Bank of England Governor Mervyn King joined in the criticism of a lack of action by European leaders, saying the outlook for Britain’s economy has worsened over the past few weeks due mainly to turmoil in the euro zone.
“I am pessimistic (about the euro zone outlook). I am particularly concerned because over two years now we have seen the situation in the euro area get worse and the problem being pushed down the road,” King said.
In equity markets the STOXX 600 index of large companies across the European region snapped a three day losing streak to gain 0.1 percent to 243.05 points while the FTSEurofirst 300 index .FTEU3 also rose 0.14 percent at 987.78 points.
But traders said the gains were likely to be only temporary after both indexes posted their biggest one-day falls in more than three weeks on Monday.

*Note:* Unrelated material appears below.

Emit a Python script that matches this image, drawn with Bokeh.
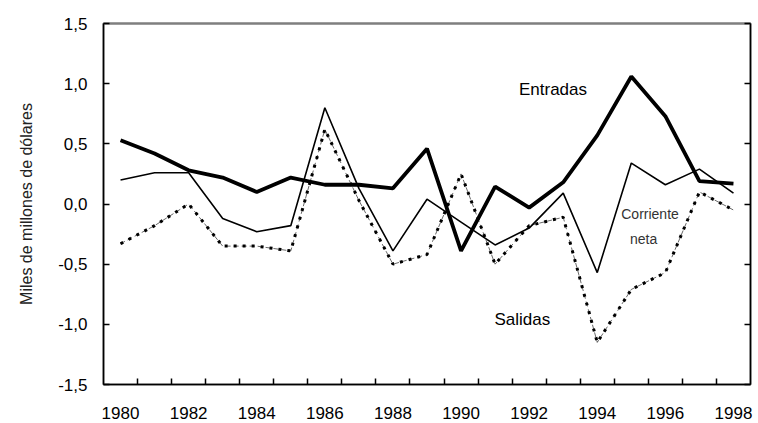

“All the European markets are looking a little bit oversold, but we would still be looking to sell into any strength,” Central Markets senior broker Joe Neighbour said.
MSCI’s world equity index .MIWD00000PUS also reversed three days of loses to gain 0.8 percent, leaving intact its recovery this month after sharp falls in May.
In commodity markets Brent crude oil climbed toward $92 a barrel, gold held steady around $1,580 an ounce while copper rose but activity was subdued due to the approach of the EU summit.
Rising tension between Syria and Turkey was supporting prices after NATO member states condemned Damascus for shooting down a Turkish military jet last week.